Christophe Kazan Gaston
Christophe Kazan Gaston received his shihan from the Shin-Tozan Ryû school under the teaching of Sôzan Chiaki Kariya, the official representative of this school in France and in 2016, he received the name “Kazan” (歌山). The Tozan Ryu repertoire was composed in the 20th century, but Christophe also plays the older Kinko style associated with the Chikumeisha school, following the teaching of Gunnar Jinmei Linder. He is the contact person for the Chikumeisha French lesson center associated with this school. In this context, he is the main organizer of the workshop series in France with Gunnar Linder as the main teacher. He teaches in France and performs regularly with the sankyoku ensemble Gaden. Motivated by the use of the shakuhachi in other contexts, he also collaborates with artists from jazz, electronic and contemporary music as well as with dancers.
Antonio Enzan Olías
Antonio Enzan Olías has studied shakuhachi under a wide variety of masters including Tanaka Komei (Kinko Ryu Chikumeisha), Etsuzan Fujiyoshi (Fuke Shakuhachi) and contemporary and avant-garde music with Teruhisa Fukuda (Hijiri Kai), Kuniyoshi Sugawara, Shozan Tanabe and Katoh Hidekazu. In 2010, Etsuzan Fujiyoshi awarded him the professional name Saiho Enzan (西方炎山) and in 2014 Teruhisa Fukuda granted him his dai shihan license. He has performed in concerts and shakuhachi workshops throughout Europe and Japan and has given lectures at many universities in Spain on different aspects of shakuhachi. He released his first album in 2007 “Encuentros” and has collaborated on Eduardo Paniagua’s album “Cantigas de Nuestro Señor” and with Erwin Grafe on his: “Incrustable Songs”. He was invited to participate at the International Shakuhachi Festival in Prague in 2014 and to teach and perform at the ESS Summer School in Lisbon in 2019. Antonio has been the recipient of numerous prizes including the 1st Radio Bratislava Award “New Musics” (2004), second place at the Intermúsicas Contest (2005), winner of the Composition Contest 250 Years of the Foundation of Isla Cristina – Huelva (2006), winner of the World Music Competition of Madrid, in the soloist category (2007). He is the forerunner of the Japanese contemporary music duo Ito to Take “Bamboo and Strings” with Erwin Grafe and has collaborated with the koto teacher Junko Ihara, performing works by Tadao and Hikaru Sawai. He has also recently studied contemporary works composed by Teruhisa Fukuda.

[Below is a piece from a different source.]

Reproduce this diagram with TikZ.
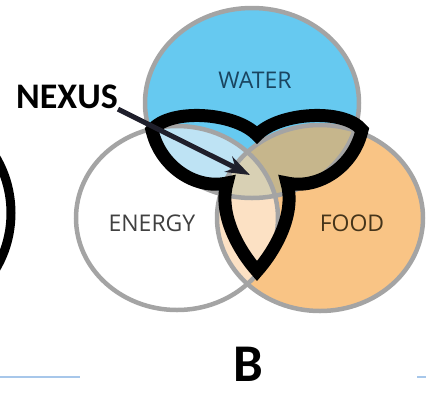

Emmanuelle Rouaud is a flute player, shakuhachi performer and teacher. She discovered the shakuhachi in 2006 and was fascinated by the possibilities of tone colour and sounds and began exploring the instrument. Since 2013 Emmanuelle is studying the honkyoku and modern repertoire with Teruo Furuya, the director of the Kokusai Shakuhachi Kenshūkan (KSK) in Japan. Emmanuelle is also interested in traditional sankyoku ensemble playing and has received tuition from players like Gunnar Jinmei Linder and Keisuke Zenyoji among others. Her interest in developing new repertoire for shakuhachi led her to a collaboration with French composer Henri Algadafe and premiering I thought About Eva for shakuhachi and koto at the World Shakuhachi Festival in London in 2018. Currently they are working on a new composition for electric guitar, electronics and 2.4 shakuhachi. Emmanuelle performs shakuhachi music regularly, most recently with koto players Naoko Kikuchi and Gaho Takahashi, she also was one of the finalists of the honkyoku competition at the KSK’s 30th anniversary event in 2019 in Bisei, Japan. Emmanuelle Rouaud lives and works near Paris, France. There she co-organises the annual Teruo Furuya/Mizuka Onishi workshop in Paris, developing shakuhachi classes in CRC Montigny-le-Bretonneux as well as teaches the silver flute (CRR Versailles Grand Parc) and offers shakuhachi teaching through her collaboration with jiari maker Thorsten Knaub at shakuhachi-atelier.